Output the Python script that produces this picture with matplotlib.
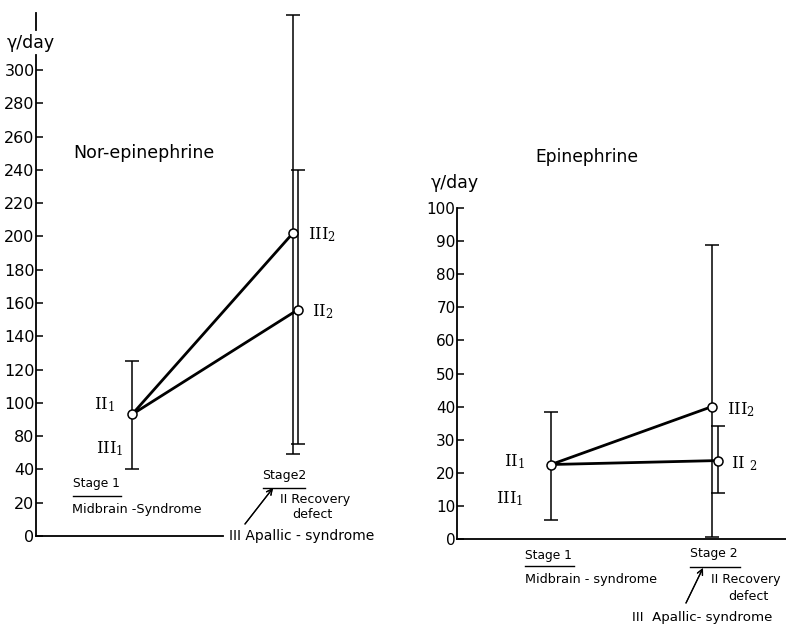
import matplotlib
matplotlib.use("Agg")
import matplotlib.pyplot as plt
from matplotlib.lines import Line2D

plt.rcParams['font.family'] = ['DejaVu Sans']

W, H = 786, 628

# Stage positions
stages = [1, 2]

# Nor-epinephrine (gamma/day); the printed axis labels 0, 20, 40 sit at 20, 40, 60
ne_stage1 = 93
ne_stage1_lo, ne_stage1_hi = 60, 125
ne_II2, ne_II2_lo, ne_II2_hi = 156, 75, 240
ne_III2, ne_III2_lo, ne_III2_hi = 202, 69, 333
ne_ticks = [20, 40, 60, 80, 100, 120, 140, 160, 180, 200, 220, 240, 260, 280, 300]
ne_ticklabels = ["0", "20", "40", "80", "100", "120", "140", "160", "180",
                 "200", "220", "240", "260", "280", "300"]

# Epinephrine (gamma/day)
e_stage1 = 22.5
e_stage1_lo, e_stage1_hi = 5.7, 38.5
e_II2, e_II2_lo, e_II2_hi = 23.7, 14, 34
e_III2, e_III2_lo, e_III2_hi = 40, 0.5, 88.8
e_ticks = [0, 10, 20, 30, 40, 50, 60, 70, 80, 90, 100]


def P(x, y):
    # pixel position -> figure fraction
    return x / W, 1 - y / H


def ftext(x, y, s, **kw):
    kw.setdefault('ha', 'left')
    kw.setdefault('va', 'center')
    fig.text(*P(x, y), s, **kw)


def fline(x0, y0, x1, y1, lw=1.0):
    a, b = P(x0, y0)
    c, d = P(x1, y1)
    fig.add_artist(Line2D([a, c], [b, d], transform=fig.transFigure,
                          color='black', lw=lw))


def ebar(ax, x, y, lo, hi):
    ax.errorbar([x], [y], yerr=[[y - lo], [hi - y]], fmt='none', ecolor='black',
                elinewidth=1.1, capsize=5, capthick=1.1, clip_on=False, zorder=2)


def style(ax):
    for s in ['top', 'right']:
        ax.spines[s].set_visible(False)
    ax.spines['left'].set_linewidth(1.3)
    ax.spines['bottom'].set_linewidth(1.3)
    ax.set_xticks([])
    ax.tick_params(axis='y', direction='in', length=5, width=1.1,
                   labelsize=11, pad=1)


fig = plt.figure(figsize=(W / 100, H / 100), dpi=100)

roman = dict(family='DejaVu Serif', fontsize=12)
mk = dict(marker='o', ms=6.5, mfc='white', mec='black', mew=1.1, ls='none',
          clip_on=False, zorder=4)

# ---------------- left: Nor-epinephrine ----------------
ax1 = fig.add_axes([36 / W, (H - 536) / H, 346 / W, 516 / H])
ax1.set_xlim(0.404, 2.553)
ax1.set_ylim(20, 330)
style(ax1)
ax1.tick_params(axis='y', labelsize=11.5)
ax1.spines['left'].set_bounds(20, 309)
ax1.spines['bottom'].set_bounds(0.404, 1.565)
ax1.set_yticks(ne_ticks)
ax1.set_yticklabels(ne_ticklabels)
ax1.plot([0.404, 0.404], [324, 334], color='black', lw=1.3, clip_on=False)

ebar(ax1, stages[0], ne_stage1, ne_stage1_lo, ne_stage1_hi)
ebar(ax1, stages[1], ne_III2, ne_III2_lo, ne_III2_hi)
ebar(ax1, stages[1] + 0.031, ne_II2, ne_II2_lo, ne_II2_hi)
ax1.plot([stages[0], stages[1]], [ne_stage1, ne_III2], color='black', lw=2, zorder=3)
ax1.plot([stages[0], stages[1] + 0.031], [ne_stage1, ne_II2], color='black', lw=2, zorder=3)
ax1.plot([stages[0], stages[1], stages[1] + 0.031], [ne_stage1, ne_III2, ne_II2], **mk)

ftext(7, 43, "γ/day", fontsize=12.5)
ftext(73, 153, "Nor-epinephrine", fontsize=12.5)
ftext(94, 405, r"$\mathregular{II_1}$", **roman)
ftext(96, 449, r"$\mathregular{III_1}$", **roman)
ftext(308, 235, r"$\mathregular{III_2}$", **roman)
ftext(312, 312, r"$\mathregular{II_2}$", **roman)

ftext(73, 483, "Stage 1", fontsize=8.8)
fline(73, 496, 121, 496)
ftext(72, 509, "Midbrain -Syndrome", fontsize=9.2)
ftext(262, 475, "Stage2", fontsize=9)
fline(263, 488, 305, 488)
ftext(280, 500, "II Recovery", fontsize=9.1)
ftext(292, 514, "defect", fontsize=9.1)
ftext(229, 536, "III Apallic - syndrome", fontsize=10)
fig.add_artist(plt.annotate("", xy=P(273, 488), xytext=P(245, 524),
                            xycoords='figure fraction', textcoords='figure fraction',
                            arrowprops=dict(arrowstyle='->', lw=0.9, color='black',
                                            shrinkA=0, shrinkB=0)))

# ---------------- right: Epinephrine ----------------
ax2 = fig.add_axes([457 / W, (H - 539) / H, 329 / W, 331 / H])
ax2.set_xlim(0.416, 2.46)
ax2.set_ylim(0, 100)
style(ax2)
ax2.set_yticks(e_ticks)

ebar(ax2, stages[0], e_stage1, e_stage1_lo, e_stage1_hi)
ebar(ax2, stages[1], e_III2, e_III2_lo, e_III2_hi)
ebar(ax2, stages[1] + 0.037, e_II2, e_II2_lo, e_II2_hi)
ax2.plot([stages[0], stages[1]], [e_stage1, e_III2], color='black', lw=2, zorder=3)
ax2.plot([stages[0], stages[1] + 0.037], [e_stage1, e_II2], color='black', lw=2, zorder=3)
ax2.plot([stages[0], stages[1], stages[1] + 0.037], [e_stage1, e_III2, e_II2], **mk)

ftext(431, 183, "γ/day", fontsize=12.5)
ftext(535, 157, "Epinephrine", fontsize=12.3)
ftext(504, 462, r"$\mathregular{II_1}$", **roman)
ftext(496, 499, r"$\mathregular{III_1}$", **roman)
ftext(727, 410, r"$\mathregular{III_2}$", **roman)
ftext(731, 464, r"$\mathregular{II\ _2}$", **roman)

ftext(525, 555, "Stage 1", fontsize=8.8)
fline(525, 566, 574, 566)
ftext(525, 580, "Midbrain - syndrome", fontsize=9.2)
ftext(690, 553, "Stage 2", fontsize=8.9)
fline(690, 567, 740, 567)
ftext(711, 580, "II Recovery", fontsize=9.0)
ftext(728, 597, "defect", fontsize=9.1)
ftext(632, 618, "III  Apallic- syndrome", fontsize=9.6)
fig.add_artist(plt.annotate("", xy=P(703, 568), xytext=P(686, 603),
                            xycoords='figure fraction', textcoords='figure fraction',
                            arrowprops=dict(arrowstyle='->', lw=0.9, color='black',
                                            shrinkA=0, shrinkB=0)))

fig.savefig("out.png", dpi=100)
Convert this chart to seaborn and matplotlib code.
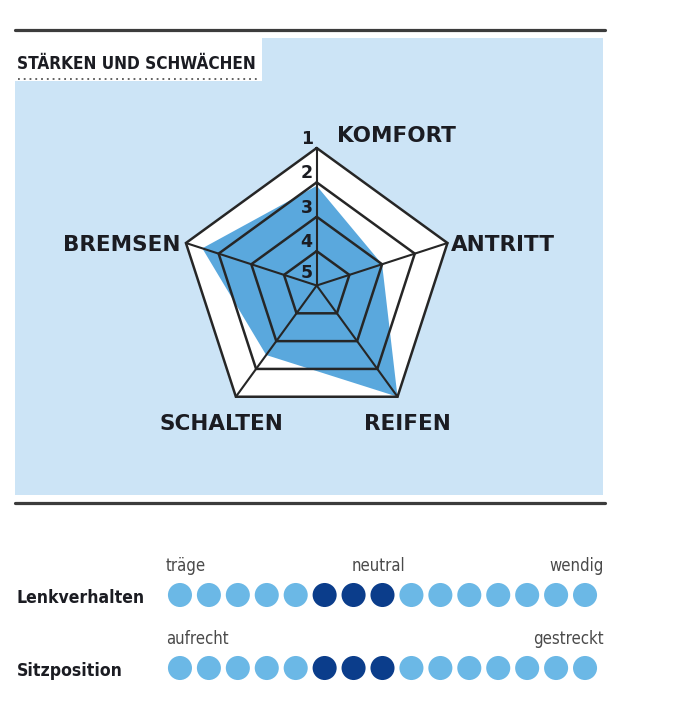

__Instructions to follow__. Skip every picture and return the lines above from the top through the one that contains "stages = [1, 2]".

__Exercise response__.
Output the Python script that produces this picture with matplotlib.
import matplotlib
matplotlib.use("Agg")
import matplotlib.pyplot as plt
from matplotlib.lines import Line2D

plt.rcParams['font.family'] = ['DejaVu Sans']

W, H = 786, 628

# Stage positions
stages = [1, 2]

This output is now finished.